» Short problem
Starting with the first line below, extract each line through the one that contains "import * as", inclusive, excluding pictures.

» Dataset section
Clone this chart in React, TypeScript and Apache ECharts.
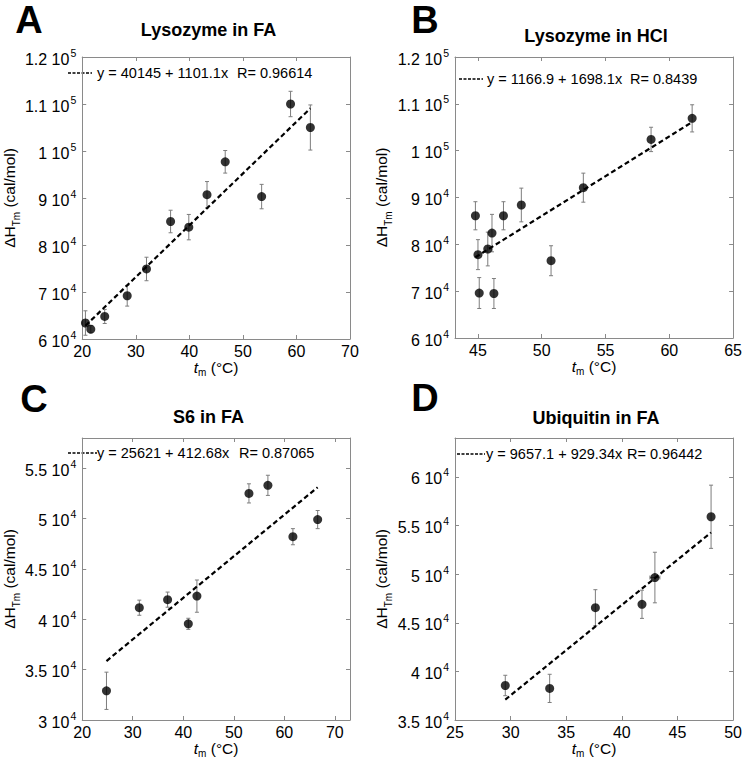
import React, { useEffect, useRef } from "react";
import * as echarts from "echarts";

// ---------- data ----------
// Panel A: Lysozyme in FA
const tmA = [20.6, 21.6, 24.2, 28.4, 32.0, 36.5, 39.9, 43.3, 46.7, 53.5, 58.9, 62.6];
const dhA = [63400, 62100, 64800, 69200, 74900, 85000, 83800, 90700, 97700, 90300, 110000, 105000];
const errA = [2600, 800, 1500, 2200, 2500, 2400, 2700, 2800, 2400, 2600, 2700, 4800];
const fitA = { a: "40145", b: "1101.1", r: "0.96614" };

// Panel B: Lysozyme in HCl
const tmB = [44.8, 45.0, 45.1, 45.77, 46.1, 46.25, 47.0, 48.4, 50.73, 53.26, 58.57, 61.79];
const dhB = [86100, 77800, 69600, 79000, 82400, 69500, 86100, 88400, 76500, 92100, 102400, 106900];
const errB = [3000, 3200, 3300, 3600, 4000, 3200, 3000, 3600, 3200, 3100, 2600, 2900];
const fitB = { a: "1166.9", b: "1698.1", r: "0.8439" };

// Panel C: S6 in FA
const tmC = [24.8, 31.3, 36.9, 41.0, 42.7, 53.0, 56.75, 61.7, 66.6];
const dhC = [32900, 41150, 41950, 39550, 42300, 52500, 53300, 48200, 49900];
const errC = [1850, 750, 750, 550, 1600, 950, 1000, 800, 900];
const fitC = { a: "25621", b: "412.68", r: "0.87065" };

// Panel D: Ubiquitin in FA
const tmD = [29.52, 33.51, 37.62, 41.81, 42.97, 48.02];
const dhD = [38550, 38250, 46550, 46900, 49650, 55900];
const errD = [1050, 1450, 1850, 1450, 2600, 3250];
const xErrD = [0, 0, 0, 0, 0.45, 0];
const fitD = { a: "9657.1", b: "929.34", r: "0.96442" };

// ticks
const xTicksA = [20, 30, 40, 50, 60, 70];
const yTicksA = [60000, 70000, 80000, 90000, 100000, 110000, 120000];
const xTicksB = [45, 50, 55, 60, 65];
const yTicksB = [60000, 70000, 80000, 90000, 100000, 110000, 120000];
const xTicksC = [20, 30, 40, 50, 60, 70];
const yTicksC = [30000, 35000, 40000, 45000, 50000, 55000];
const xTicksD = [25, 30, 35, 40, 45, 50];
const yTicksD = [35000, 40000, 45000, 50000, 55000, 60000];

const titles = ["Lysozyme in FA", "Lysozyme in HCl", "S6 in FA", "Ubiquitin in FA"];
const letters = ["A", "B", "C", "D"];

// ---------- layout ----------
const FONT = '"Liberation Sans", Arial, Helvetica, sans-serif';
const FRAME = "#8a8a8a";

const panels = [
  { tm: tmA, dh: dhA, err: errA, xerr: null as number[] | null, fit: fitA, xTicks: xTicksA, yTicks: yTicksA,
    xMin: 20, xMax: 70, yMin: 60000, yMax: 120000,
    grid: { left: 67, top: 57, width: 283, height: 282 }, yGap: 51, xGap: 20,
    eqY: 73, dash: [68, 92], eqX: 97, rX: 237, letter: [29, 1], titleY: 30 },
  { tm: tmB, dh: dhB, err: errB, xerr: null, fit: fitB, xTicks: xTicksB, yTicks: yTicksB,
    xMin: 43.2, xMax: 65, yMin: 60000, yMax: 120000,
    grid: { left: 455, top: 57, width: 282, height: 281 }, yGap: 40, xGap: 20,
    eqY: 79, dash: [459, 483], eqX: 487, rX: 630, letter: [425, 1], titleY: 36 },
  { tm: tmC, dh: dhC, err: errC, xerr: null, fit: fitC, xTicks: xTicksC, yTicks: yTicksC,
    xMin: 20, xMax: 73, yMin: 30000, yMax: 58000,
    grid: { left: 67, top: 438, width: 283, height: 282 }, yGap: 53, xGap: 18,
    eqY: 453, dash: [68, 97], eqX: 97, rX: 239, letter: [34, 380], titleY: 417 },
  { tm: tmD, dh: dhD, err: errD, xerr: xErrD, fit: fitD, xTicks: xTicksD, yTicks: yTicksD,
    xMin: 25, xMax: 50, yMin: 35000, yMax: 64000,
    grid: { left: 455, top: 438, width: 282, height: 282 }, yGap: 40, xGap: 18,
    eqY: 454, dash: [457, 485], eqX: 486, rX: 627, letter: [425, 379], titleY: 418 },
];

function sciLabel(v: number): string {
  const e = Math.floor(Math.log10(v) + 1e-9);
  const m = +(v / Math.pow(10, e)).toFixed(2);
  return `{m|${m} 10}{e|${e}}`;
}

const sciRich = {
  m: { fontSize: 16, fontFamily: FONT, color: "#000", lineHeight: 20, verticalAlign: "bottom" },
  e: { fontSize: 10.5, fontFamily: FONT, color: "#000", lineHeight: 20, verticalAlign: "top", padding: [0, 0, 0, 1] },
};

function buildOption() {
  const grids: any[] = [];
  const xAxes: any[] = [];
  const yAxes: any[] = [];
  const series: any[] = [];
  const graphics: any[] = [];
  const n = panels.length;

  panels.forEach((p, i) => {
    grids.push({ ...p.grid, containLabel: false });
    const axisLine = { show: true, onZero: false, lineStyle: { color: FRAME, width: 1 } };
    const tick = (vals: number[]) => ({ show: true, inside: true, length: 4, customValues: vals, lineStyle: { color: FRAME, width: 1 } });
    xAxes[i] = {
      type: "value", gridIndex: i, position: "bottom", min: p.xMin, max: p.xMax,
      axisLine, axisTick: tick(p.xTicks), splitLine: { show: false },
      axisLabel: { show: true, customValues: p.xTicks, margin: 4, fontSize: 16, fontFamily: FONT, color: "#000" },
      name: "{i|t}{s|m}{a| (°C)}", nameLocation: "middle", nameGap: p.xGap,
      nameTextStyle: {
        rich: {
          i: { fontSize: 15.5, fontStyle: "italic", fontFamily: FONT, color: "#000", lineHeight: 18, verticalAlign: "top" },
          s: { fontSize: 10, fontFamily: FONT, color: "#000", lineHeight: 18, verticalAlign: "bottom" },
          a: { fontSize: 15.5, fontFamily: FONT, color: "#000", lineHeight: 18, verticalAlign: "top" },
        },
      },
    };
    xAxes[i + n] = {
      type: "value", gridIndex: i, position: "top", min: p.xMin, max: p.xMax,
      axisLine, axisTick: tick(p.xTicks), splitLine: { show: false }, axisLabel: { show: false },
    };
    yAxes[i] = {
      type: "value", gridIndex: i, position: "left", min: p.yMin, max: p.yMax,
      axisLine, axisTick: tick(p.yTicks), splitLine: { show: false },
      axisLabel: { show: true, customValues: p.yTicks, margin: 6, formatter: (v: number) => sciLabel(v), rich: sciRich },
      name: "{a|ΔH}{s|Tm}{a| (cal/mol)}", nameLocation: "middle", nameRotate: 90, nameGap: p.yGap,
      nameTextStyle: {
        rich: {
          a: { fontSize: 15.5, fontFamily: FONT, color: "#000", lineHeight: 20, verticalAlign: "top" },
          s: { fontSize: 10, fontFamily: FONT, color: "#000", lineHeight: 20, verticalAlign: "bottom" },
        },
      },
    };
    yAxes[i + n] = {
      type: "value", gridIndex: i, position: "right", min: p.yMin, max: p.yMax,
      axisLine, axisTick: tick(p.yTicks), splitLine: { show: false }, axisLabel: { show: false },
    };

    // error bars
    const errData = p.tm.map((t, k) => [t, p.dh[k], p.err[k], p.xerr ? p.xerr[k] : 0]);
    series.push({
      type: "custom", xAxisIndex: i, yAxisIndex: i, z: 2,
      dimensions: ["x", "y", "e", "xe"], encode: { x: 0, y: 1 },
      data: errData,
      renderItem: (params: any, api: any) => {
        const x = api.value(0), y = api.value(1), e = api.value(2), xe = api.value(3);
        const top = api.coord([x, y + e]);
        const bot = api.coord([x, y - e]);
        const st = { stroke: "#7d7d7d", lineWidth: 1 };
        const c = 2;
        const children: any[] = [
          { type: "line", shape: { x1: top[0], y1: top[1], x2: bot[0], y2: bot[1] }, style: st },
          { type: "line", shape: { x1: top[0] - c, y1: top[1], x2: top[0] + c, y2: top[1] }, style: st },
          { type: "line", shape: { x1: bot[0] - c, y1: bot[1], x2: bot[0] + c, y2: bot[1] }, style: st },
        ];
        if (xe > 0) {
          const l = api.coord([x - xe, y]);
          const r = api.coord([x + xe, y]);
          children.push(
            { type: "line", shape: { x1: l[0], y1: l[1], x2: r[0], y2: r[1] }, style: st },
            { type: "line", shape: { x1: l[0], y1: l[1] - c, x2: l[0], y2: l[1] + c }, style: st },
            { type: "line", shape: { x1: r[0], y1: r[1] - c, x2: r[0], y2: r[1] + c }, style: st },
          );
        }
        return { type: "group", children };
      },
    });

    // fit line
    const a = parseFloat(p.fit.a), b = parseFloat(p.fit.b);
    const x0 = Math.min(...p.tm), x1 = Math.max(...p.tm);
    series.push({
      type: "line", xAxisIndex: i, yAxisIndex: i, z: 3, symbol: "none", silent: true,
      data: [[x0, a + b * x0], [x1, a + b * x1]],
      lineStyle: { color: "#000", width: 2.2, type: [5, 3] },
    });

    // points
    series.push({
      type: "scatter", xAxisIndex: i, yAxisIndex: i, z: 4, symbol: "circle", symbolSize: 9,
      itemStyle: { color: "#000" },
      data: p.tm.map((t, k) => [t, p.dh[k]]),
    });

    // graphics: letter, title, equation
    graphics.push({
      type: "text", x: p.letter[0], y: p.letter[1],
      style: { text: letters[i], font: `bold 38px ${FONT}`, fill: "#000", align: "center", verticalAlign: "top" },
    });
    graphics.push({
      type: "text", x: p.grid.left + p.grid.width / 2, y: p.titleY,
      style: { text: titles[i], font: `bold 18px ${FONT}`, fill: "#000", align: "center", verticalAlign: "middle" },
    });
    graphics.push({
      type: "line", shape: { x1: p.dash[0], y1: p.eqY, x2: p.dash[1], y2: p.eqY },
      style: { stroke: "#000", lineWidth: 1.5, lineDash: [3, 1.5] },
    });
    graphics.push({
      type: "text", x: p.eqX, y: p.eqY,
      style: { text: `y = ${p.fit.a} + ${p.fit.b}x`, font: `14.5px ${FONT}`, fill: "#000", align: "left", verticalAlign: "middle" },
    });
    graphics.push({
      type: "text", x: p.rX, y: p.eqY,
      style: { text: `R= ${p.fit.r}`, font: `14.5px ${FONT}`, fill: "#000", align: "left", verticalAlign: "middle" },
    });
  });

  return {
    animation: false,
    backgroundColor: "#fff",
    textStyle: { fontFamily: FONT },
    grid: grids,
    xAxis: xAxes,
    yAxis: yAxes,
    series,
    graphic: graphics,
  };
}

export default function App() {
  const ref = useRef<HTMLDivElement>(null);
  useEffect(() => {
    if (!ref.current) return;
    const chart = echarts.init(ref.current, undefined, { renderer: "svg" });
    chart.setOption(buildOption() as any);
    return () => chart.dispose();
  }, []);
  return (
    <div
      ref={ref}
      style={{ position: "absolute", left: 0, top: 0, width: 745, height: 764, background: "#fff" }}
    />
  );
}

» Task result
Clone this chart in React, TypeScript and Apache ECharts.
import React, { useEffect, useRef } from "react";
import * as echarts from "echarts";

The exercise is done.